Gœthe nous avait déjà représenté l’œuvre dramatique (Faust par exemple) comme pouvant seule donner une raison d’être à la création. Pour Nietzsche, le héros tragique ne sera pas seulement la forme la plus haute et la plus belle de l’existence : il sera « la raison d’être de l’existence. »

Sans se perdre en ces exagération orgueilleuses, Guyau définit « l’homme supérieur » celui qui entreprend et risque le plus, soit, par sa pensée, soit par ses actes. Cette supériorité vient de ce qu’il a un plus grand trésor de force intérieure ; « il a plus de pouvoir, par cela même il a un devoir supérieur. »

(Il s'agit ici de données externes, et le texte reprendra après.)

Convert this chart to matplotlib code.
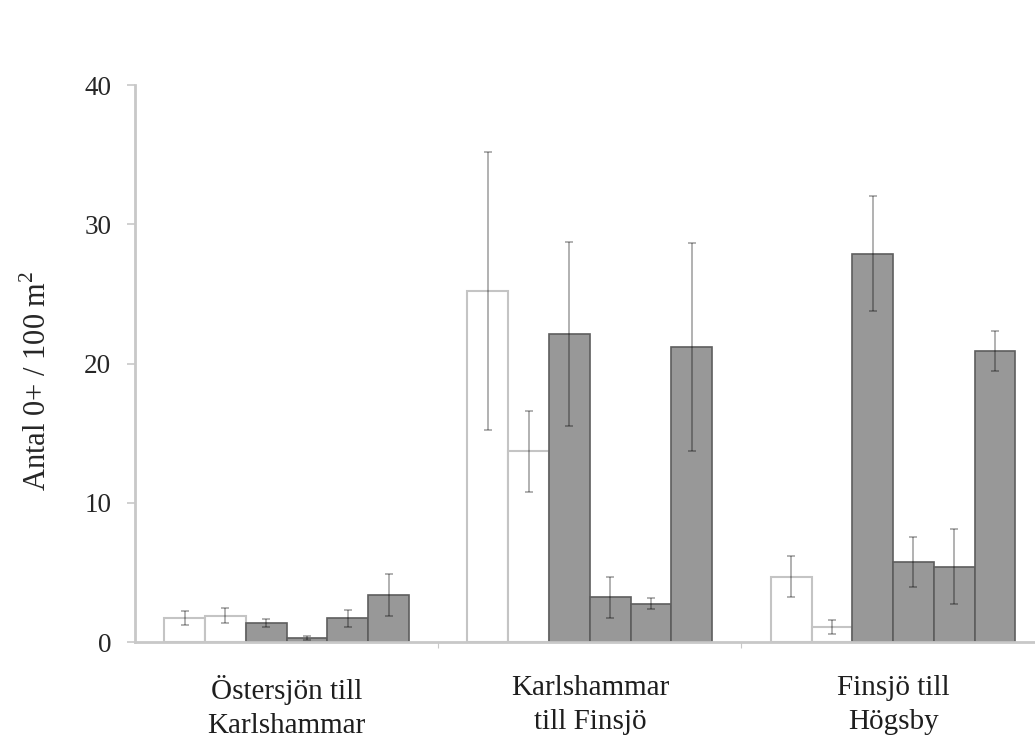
import numpy as np
import matplotlib
matplotlib.use("Agg")
import matplotlib.pyplot as plt

# sites and per-site values (6 bars per site: 2 white, 4 grey)
sites = ["Östersjön till\nKarlshammar", "Karlshammar\ntill Finsjö", "Finsjö till\nHögsby"]
means = [
    [1.75, 1.9, 1.35, 0.3, 1.7, 3.4],
    [25.2, 13.7, 22.1, 3.2, 2.75, 21.2],
    [4.7, 1.1, 27.9, 5.75, 5.4, 20.9],
]
errs = [
    [0.5, 0.55, 0.27, 0.15, 0.6, 1.5],
    [10.0, 2.9, 6.6, 1.45, 0.38, 7.45],
    [1.5, 0.5, 4.1, 1.8, 2.7, 1.45],
]
is_white = [True, True, False, False, False, False]

plt.rcParams['font.family'] = ['Liberation Serif', 'DejaVu Serif']

fig = plt.figure(figsize=(10.35, 7.4), dpi=100)
ax = fig.add_axes([0.1304, 0.1324, 0.879, 0.7527])

w = 0.1345
x = np.arange(len(sites))
for j in range(6):
    vals = [m[j] for m in means]
    ee = [e[j] for e in errs]
    pos = x + (j - 2.5) * w
    if is_white[j]:
        ax.bar(pos, vals, width=w, color="white", edgecolor="#c4c4c4", linewidth=1.5, zorder=2)
    else:
        ax.bar(pos, vals, width=w, color="#989898", edgecolor="#5e5e5e", linewidth=1.2, zorder=2)
    ax.errorbar(pos, vals, yerr=ee, fmt="none", ecolor=(0, 0, 0, 0.33),
                elinewidth=1.3, capsize=3, capthick=1.3, zorder=3)

ax.set_xlim(-0.5, 2.5)
ax.set_ylim(0, 40)
ax.set_yticks([0, 10, 20, 30, 40])

# group separators as major ticks, labels on minor ticks at centres
ax.set_xticks([0.5, 1.5])
ax.set_xticklabels([])
ax.set_xticks(x, minor=True)
ax.set_xticklabels(sites, minor=True, fontsize=21, color="#1e1e1e", linespacing=1.4)
ax.tick_params(axis="x", which="minor", length=0, pad=24)
ax.tick_params(axis="x", which="major", length=4, color="#c8c8c8", direction="out")
ax.tick_params(axis="y", length=6, color="#c8c8c8", width=1.2, labelsize=19.5,
               labelcolor="#262626", pad=11)

for s in ["top", "right"]:
    ax.spines[s].set_visible(False)
for s in ["left", "bottom"]:
    ax.spines[s].set_color("#c8c8c8")
    ax.spines[s].set_linewidth(2)

ax.set_ylabel("Antal 0+ / 100 m$^\\mathregular{2}$", fontsize=22, color="#262626")
ax.yaxis.set_label_coords(-0.09, 0.47)

fig.savefig("out.png", dpi=100)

Zarathoustra annonce au peuple, sur la place publique, la venue du vrai Fils de l’homme, et il le fait en termes d’un admirable lyrisme :

    Je vous enseigne le Surhomme. L’homme est quelque chose qui doit être surmonté. Qu’avez-vous fait pour le surmonter ? Tous les êtres, jusqu’à présent, ont créé quelque chose au-dessus d’eux et vous voulez être le reflux de ce grand flux et plutôt retourner à la bête que de surmonter l’homme !
    Qu’est le singe pour l’homme ? Une dérision et une honte douloureuse. Et c’est ce que doit être l’homme pour le Surhomme ; une dérision et une honte douloureuse ! Vous avez tracé le chemin du ver jusqu’à l’homme, et il vous est resté beaucoup du ver. Autrefois vous étiez singes et maintenant encore l’homme est plus singe qu’aucun singe…
    Le Surhomme est le sens de la terre. Votre volonté doit dire : que le Surhomme soit le sens de la terre !

  1. Brandes, Menschen und Werke, Francfort, 1895, p. 139, traduit par M. Darmesteter.